SOURCE EXCERPT:
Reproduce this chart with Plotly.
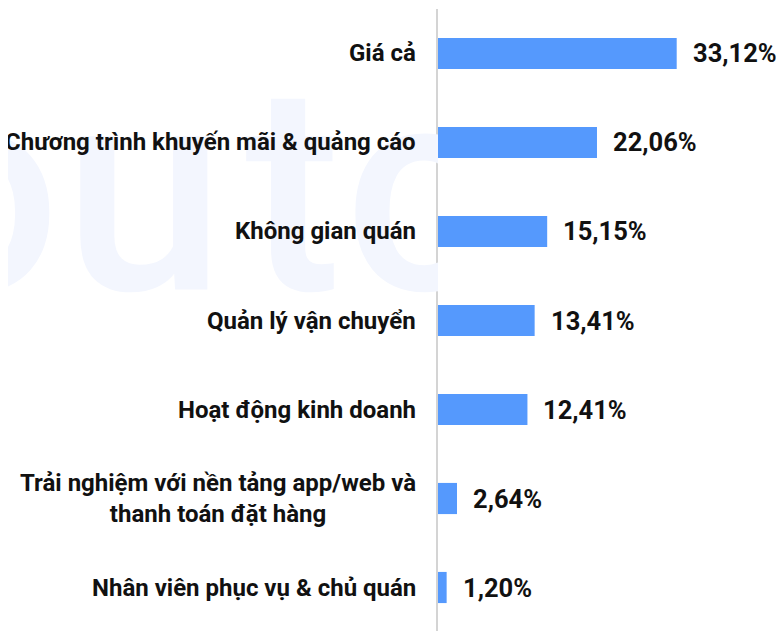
import plotly.graph_objects as go

categories = [
    "Giá cả",
    "Chương trình khuyến mãi & quảng cáo",
    "Không gian quán",
    "Quản lý vận chuyển",
    "Hoạt động kinh doanh",
    "Trải nghiệm với nền tảng app/web và<br>thanh toán đặt hàng",
    "Nhân viên phục vụ & chủ quán",
]
values = [33.12, 22.06, 15.15, 13.41, 12.41, 2.64, 1.20]
value_labels = [f"{v:.2f}".replace(".", ",") + "%" for v in values]

# decorative watermark letters (screen pixel units of the left panel)
wm_letters = ["o", "u", "t", "c"]
wm_x = [-22, 144, 293, 420]
wm_y = [217, 217, 217, 217]

W, H = 784, 631
OFF = 8                 # page body margin offset
AXIS_X = 438 - OFF      # axis position in figure pixels
split = AXIS_X / W
PX_PER_UNIT = 7.207     # pixels per percent
xmax = (W - AXIS_X) / PX_PER_UNIT

fig = go.Figure()

# watermark (clipped to left panel)
fig.add_trace(go.Scatter(
    x=wm_x, y=wm_y, text=wm_letters, mode="text",
    textposition="middle center",
    textfont=dict(family="Roboto", size=290, color="#f3f6fe", weight=500),
    xaxis="x2", yaxis="y2", cliponaxis=True, hoverinfo="skip", showlegend=False,
))

fig.add_trace(go.Bar(
    x=values, y=categories, orientation="h",
    marker=dict(color="#5599fd", line=dict(width=0)),
    width=0.35, hoverinfo="skip", showlegend=False,
))

annotations = []
for c, v, t in zip(categories, values, value_labels):
    annotations.append(dict(
        x=v, y=c, xref="x", yref="y", text=t, showarrow=False,
        xanchor="left", yanchor="middle", xshift=14,
        font=dict(family="Roboto", size=25.5, color="#111111", weight="bold"),
    ))
    annotations.append(dict(
        x=split, y=c, xref="paper", yref="y", text=c, showarrow=False,
        xanchor="right", yanchor="middle", xshift=-20, align="center",
        font=dict(family="Roboto", size=24, color="#111111", weight="bold"),
    ))

fig.update_layout(
    width=W, height=H,
    margin=dict(l=0, r=0, t=0, b=0),
    paper_bgcolor="white", plot_bgcolor="rgba(0,0,0,0)",
    xaxis=dict(domain=[split, 1], range=[0, xmax],
               showgrid=False, zeroline=False,
               showticklabels=False, showline=False, fixedrange=True),
    yaxis=dict(domain=[7 / H, 1 - 1 / H], categoryorder="array", categoryarray=categories,
               autorange="reversed", showgrid=False, zeroline=False, showticklabels=False,
               showline=True, linecolor="#d4d4d4", linewidth=2, fixedrange=True),
    xaxis2=dict(domain=[0, split], range=[OFF, AXIS_X + OFF], visible=False, anchor="y2"),
    yaxis2=dict(domain=[0, 1], range=[H + OFF, OFF], visible=False, anchor="x2"),
    annotations=annotations,
    bargap=0.65,
)

fig.write_html("out.html")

TASK: Go from the first line of the data above to the line containing "v in values]" and retype exactly those lines, both included, but none of the pictures.

CORRECT ANSWER:
Reproduce this chart with Plotly.
import plotly.graph_objects as go

categories = [
    "Giá cả",
    "Chương trình khuyến mãi & quảng cáo",
    "Không gian quán",
    "Quản lý vận chuyển",
    "Hoạt động kinh doanh",
    "Trải nghiệm với nền tảng app/web và<br>thanh toán đặt hàng",
    "Nhân viên phục vụ & chủ quán",
]
values = [33.12, 22.06, 15.15, 13.41, 12.41, 2.64, 1.20]
value_labels = [f"{v:.2f}".replace(".", ",") + "%" for v in values]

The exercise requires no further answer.